One additional interesting aspect that we found in our study is that participants attributed the robot mood to various factors that were not manipulated. In a complex interaction scenario such as the imitation game, participants may believe that the affective state of a robot is shaped by the events that happen during the game, the objects present in the interaction scenario, or, for example, by the (performance of) participants themselves. It is interesting to explore this conscious attribution of mood and its causes to a robot in more detail in future work. Moreover, when other modalities of expression are also used as well as modulation based expression. It is interesting to study the interaction between each modality. For example, a robot may change its tone to expression mood when it is talking, while the robot may also perform coverbal gestures. An interesting question is whether modulated coverbal gestures (for expressing mood) can enhance the overall mood expression, alongside with the vocal expression. It has been showed in [6, 8] that body action based emotion expression may significantly enhance the recognition of a robot’s emotion when it was combined with facial expression. It is also interesting to test whether modulation based expressions can also enhance the recognition.

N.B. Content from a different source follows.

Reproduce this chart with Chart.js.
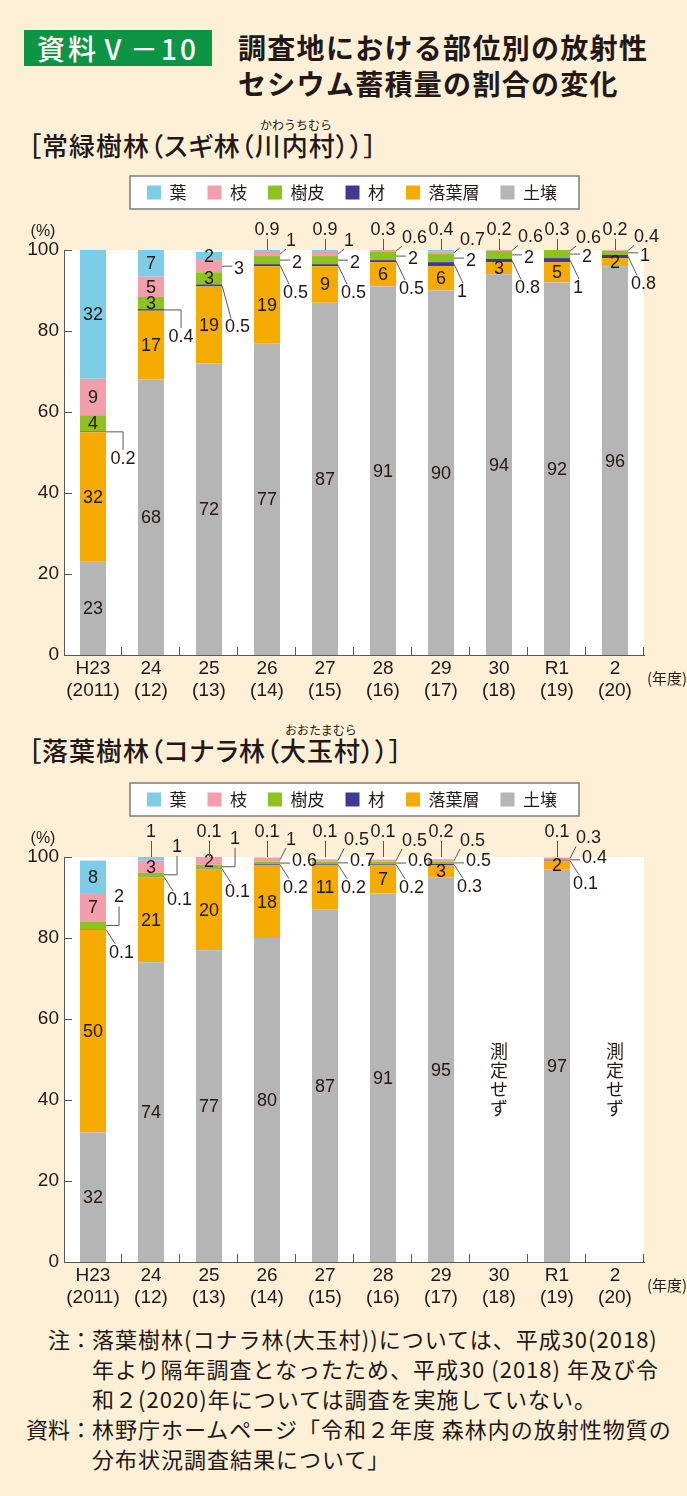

Finally, whether expression is universal or culturally-specific is another important question. Culture may influence the recognition of affect expression. Ekman has proved the existence of the universal facial expression [72]. For body language, Kleinsmith et al showed that cultural differences exist in recognition of affect from body postures [73], while many studies also found universal aspects of body expressions (see [74] for an overview). Culture differences in the recognition may also influence the contagion process. Besides, cultural difference may influence the contagion process indirectly. For example, there is evidence that cultural background has significant influence on the attitude towards the interaction with robots including the attitude to the emotions in the interaction with robots [75]. It was shown that attitudes influence emotional contagion process [76]. Perhaps, attitudes have an effect on the mood contagion process between humans and robots. Thus, it is important and interesting to validate our mood expression cross-culturally. Taking a step further, it would be useful to identify which parameters can be modulated to produce universal mood expression, or, just as important, to produce culturally-specific mood expression.